What you have to do: Show all lines from the data that include the word "this".

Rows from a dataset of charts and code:
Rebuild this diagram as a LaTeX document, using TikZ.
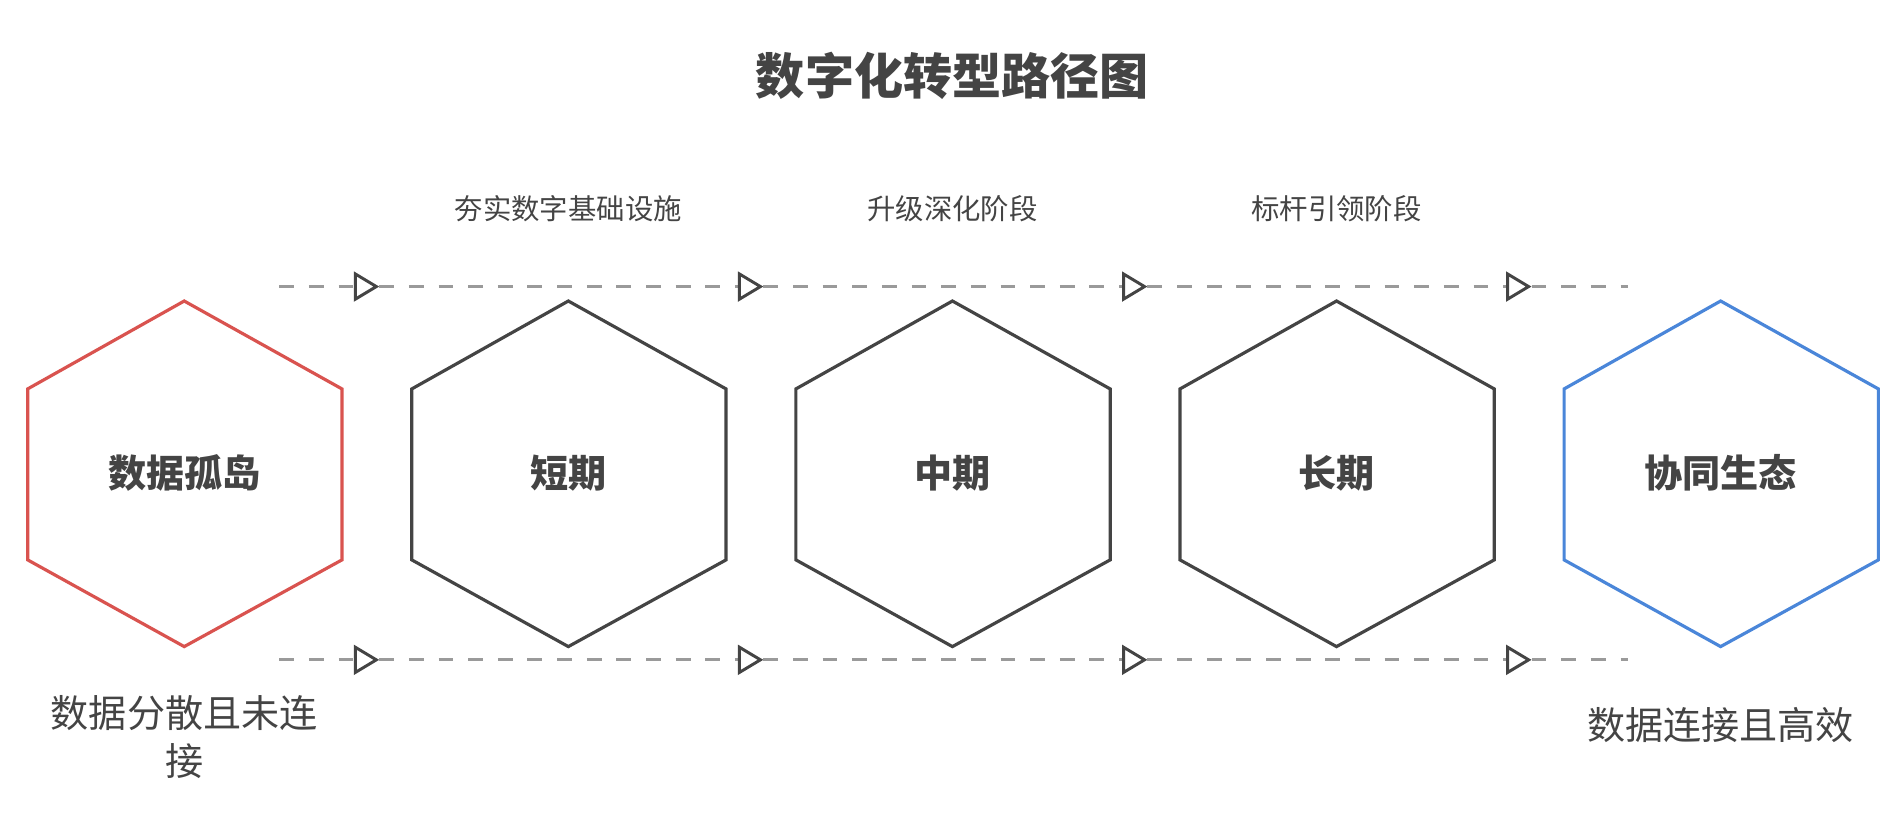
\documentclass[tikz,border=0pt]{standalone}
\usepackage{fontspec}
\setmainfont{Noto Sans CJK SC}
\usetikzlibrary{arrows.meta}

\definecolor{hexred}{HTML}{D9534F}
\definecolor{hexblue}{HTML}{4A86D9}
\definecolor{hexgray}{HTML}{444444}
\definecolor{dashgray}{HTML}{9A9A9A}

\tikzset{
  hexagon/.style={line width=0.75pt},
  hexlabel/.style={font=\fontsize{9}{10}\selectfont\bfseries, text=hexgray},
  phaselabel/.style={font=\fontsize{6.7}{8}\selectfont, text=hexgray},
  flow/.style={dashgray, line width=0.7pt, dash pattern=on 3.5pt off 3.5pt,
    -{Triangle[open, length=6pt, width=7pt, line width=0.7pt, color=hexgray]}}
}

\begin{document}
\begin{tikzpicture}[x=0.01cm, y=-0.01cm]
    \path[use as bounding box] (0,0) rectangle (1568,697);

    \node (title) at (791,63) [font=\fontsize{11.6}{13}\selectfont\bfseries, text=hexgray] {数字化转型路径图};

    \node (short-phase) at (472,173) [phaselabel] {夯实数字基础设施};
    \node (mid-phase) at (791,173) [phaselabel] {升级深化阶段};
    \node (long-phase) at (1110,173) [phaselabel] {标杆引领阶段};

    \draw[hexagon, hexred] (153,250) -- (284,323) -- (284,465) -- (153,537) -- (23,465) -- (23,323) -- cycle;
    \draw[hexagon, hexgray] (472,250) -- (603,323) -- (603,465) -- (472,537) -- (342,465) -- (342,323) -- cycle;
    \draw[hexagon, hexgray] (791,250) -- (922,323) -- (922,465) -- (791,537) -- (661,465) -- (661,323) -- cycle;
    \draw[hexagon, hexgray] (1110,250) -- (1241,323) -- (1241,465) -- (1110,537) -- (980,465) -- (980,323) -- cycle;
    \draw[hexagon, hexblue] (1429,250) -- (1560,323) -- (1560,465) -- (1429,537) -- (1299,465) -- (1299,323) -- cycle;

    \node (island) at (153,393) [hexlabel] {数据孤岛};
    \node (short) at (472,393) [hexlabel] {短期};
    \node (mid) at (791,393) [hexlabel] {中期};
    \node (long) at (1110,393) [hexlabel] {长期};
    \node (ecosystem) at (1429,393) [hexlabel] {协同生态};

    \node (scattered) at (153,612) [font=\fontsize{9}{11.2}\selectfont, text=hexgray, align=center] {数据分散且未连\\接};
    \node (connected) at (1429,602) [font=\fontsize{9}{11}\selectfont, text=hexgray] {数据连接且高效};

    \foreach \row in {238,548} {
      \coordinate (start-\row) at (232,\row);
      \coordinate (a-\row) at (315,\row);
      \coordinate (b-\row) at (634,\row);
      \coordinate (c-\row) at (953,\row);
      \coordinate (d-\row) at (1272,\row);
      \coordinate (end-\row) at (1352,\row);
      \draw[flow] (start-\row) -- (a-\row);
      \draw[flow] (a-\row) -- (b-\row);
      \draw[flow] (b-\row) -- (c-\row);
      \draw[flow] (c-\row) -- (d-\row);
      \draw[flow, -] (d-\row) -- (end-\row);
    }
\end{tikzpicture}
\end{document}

==

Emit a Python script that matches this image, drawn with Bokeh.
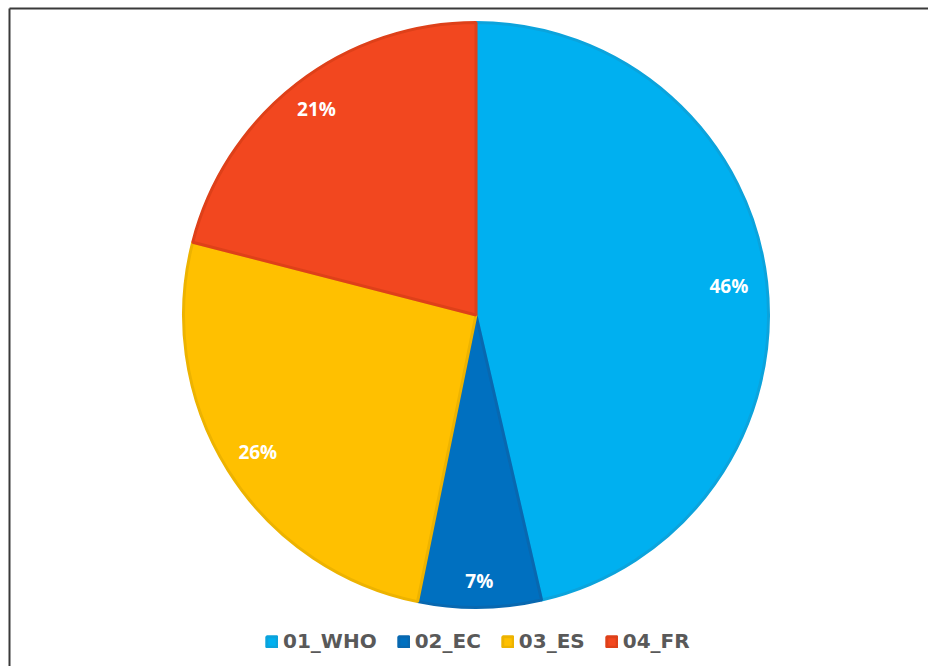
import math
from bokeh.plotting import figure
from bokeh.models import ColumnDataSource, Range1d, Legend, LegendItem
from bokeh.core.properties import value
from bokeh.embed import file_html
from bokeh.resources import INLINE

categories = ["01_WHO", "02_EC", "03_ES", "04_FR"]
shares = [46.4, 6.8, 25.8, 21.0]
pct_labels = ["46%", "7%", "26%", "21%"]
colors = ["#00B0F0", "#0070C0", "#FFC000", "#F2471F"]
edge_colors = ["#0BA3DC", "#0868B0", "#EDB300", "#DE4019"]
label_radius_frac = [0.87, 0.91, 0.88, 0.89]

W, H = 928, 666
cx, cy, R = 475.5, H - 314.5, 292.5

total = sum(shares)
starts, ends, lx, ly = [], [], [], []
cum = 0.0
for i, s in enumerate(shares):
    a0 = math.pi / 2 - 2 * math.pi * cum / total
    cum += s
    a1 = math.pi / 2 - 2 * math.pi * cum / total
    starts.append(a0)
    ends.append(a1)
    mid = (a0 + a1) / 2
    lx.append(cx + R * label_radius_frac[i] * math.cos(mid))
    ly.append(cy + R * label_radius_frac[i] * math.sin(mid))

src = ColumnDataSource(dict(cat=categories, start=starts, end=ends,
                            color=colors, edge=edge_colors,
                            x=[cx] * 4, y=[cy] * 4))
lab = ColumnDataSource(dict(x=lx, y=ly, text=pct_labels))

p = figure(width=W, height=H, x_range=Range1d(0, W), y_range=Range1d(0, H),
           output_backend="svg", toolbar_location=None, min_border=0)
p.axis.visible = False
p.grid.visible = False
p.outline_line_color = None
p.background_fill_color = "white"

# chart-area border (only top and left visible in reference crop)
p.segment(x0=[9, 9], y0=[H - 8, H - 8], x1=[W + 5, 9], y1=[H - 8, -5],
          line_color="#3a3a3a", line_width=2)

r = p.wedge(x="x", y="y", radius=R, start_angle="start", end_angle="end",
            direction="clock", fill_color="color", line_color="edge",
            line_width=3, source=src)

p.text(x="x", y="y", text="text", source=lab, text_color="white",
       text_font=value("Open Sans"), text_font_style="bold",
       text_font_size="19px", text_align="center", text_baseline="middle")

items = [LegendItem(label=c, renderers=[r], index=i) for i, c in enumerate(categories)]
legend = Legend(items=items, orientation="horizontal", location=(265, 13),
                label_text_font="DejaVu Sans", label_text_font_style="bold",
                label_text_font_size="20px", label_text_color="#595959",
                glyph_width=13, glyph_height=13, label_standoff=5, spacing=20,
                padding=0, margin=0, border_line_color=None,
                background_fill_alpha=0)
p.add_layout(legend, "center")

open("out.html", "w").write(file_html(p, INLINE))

Result of the task:
Rebuild this diagram as a LaTeX document, using TikZ.
Emit a Python script that matches this image, drawn with Bokeh.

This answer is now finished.